> **What the task requires**:
Check every line of the material below for the string "would", and return the ones that have it.

> **The input**:
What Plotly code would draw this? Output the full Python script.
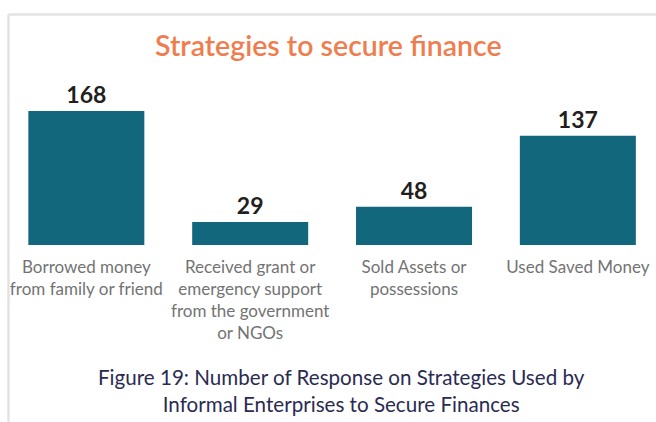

...

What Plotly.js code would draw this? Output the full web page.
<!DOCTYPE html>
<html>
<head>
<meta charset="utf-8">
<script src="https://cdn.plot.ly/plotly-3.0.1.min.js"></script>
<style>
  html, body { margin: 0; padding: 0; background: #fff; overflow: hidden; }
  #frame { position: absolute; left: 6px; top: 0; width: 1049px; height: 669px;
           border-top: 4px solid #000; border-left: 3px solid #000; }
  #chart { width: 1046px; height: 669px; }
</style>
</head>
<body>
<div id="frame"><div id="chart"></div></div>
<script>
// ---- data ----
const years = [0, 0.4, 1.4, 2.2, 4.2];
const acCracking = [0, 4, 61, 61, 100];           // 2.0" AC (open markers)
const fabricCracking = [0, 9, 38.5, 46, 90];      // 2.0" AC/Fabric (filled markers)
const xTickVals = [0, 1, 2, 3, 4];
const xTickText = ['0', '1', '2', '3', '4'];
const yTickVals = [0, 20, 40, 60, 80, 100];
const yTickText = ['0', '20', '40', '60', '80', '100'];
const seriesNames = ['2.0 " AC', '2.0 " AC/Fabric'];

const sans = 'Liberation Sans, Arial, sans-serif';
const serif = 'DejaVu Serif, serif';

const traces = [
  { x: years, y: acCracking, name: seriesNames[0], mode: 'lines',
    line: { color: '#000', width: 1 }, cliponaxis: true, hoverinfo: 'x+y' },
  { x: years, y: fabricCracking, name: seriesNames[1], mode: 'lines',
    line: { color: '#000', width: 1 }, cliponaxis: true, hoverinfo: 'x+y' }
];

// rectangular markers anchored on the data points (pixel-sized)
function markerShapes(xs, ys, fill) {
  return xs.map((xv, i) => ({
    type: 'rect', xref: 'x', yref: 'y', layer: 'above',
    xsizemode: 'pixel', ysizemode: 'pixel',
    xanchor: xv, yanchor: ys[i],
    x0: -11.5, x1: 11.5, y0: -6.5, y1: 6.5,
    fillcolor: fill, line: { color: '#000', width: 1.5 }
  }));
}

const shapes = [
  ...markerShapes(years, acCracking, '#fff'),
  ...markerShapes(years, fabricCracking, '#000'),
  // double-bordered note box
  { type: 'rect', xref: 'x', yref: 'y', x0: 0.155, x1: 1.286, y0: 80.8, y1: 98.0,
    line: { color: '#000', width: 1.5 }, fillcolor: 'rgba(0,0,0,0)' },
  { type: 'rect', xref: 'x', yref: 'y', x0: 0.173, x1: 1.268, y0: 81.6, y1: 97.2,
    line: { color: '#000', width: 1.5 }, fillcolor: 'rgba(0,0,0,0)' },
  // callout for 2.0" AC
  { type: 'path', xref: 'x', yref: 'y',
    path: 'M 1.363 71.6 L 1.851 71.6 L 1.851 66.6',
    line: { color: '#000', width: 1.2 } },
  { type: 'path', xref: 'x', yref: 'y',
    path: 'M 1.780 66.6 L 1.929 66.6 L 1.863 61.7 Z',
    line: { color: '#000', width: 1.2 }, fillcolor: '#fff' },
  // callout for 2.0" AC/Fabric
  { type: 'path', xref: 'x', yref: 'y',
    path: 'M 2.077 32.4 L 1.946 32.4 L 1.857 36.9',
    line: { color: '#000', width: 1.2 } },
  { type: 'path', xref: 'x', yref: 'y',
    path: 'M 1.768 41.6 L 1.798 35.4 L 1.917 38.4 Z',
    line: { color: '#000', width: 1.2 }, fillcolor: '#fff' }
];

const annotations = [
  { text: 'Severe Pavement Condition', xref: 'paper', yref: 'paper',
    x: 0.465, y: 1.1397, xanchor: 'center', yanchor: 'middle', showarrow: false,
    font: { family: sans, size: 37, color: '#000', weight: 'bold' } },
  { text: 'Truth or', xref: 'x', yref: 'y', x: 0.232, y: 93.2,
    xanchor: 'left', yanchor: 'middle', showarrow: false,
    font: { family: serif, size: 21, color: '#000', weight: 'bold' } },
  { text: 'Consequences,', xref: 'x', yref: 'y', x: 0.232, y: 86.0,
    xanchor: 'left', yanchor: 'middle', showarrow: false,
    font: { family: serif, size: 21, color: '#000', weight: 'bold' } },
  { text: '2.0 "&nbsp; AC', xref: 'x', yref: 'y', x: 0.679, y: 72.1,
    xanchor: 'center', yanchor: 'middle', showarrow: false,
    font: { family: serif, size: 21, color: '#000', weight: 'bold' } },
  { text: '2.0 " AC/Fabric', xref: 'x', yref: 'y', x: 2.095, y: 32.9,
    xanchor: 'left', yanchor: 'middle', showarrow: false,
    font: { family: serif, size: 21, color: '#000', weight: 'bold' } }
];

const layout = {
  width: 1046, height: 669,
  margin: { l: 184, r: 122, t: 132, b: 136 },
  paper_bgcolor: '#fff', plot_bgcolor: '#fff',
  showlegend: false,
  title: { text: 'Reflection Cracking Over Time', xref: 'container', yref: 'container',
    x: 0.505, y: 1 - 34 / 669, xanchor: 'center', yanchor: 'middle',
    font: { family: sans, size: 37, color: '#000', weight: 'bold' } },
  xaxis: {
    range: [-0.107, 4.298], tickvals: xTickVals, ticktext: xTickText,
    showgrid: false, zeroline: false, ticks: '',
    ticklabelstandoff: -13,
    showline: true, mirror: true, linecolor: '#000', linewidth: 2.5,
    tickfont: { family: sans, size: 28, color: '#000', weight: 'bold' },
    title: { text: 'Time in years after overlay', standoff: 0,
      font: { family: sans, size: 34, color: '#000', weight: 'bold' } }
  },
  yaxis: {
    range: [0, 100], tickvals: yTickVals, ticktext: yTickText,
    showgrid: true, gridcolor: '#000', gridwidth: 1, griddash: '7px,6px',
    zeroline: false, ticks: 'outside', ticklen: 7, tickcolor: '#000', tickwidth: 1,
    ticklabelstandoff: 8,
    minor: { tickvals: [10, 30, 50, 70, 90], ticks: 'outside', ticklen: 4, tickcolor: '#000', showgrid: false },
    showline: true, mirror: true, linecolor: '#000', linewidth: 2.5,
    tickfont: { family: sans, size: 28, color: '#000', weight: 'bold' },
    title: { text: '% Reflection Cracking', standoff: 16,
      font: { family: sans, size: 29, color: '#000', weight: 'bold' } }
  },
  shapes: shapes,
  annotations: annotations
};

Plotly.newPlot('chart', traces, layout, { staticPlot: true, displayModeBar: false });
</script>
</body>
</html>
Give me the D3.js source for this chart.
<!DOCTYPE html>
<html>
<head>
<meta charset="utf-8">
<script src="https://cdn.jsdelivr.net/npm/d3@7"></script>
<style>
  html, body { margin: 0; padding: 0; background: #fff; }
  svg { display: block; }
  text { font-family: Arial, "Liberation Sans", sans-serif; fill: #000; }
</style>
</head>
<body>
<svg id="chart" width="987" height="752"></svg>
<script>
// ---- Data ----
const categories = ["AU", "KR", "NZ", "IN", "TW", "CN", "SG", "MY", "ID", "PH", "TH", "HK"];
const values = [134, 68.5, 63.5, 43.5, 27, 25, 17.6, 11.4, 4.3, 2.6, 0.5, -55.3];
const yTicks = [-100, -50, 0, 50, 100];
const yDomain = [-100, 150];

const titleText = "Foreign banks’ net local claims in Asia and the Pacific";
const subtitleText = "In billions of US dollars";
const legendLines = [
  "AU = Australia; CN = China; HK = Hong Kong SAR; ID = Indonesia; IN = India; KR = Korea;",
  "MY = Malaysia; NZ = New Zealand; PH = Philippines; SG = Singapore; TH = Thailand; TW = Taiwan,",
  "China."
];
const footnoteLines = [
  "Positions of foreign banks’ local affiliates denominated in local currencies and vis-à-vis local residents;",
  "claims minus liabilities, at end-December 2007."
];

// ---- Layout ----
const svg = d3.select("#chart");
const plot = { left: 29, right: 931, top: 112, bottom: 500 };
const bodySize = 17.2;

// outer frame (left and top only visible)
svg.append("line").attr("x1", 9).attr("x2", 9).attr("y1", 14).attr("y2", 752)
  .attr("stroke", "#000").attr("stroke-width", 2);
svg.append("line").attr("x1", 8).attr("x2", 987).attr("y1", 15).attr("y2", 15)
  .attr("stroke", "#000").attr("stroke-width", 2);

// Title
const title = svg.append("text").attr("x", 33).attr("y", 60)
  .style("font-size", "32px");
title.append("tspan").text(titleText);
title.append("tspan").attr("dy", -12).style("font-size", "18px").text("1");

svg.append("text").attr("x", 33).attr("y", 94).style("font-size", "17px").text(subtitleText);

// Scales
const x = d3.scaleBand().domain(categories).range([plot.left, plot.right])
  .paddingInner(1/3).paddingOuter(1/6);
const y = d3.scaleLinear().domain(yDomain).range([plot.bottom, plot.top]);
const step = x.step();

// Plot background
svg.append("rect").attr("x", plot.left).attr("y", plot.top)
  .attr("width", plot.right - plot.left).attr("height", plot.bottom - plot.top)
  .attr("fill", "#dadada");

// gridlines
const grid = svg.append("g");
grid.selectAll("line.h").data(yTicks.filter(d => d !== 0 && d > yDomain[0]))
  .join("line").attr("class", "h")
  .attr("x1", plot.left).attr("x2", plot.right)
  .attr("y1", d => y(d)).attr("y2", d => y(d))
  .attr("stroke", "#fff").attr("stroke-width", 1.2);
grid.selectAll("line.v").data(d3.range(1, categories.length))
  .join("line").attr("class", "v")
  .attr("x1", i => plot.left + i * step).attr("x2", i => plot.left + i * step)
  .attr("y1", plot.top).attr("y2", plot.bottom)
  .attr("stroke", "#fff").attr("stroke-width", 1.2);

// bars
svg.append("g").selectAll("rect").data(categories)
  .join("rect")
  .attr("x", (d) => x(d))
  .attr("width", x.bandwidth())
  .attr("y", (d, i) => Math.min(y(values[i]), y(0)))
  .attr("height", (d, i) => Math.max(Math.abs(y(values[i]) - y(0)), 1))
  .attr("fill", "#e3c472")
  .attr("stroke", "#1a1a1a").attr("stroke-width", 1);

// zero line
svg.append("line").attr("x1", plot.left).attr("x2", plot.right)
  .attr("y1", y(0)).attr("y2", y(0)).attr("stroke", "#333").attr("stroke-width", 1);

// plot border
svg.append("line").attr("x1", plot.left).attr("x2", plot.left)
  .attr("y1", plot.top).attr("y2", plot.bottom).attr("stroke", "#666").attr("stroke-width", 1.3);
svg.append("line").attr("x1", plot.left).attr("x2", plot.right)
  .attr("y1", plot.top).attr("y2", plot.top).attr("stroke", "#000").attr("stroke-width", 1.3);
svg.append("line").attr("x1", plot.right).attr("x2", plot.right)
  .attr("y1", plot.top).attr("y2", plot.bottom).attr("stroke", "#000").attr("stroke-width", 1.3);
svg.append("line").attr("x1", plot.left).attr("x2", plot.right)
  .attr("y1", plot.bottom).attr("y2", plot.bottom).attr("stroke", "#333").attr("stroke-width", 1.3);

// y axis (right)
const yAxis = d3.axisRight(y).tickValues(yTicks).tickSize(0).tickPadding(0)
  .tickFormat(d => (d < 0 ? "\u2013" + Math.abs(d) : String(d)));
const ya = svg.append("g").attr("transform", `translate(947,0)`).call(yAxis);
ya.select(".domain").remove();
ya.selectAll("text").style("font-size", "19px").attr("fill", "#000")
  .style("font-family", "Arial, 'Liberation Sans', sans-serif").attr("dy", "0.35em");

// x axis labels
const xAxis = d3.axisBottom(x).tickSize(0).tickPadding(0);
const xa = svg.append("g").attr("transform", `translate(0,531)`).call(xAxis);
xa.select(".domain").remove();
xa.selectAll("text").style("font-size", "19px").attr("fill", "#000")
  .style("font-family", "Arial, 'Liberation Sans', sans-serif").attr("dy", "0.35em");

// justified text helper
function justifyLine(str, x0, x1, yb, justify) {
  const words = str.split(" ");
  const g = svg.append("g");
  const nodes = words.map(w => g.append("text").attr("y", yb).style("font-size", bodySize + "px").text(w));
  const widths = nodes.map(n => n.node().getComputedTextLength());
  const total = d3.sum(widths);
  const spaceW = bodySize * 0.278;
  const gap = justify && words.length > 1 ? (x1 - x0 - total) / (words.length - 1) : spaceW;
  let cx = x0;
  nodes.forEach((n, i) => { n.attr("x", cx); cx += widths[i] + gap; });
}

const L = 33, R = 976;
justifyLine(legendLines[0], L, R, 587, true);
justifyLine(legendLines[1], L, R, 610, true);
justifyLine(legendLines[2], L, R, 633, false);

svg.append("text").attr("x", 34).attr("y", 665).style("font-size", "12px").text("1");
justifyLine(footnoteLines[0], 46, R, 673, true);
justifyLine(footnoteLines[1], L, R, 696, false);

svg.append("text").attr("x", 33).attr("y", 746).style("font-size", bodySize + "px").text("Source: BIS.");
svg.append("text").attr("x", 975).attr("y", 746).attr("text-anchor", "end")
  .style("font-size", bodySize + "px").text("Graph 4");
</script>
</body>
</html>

--

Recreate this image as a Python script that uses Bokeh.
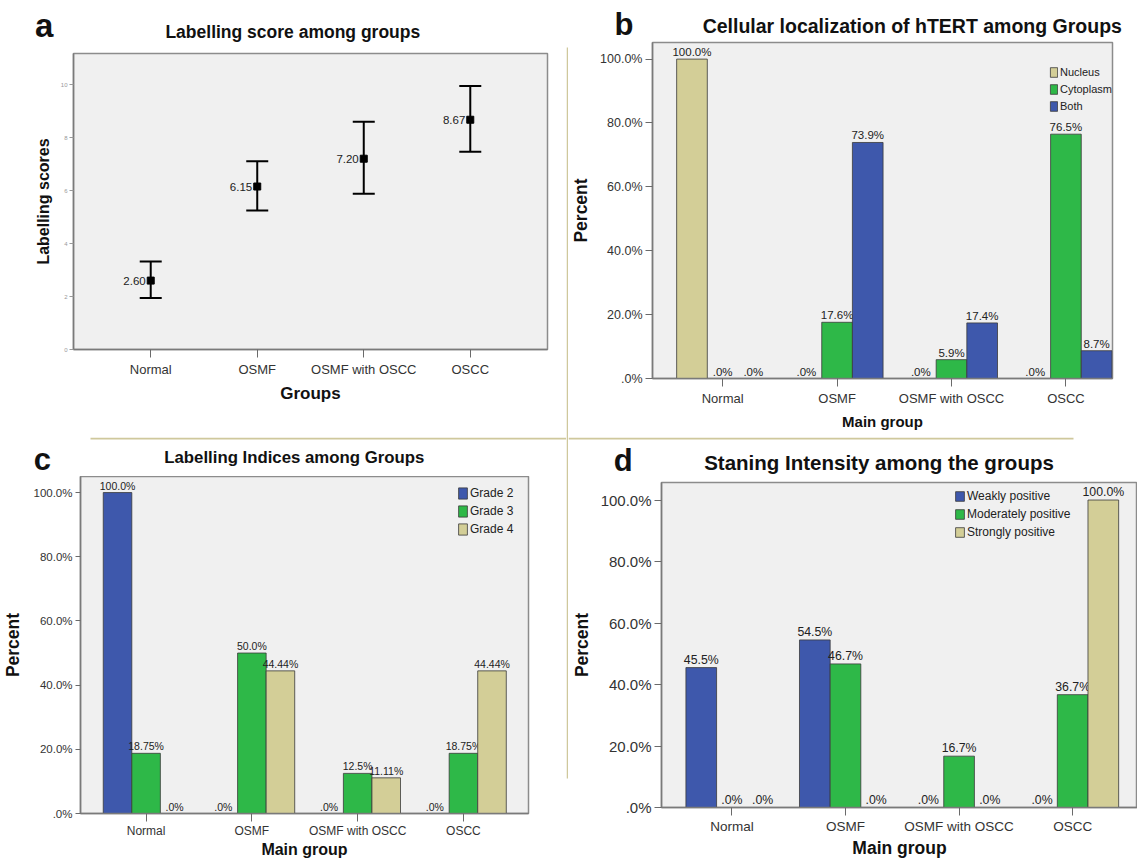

> **Written reply**:
What Plotly code would draw this? Output the full Python script.
What Plotly.js code would draw this? Output the full web page.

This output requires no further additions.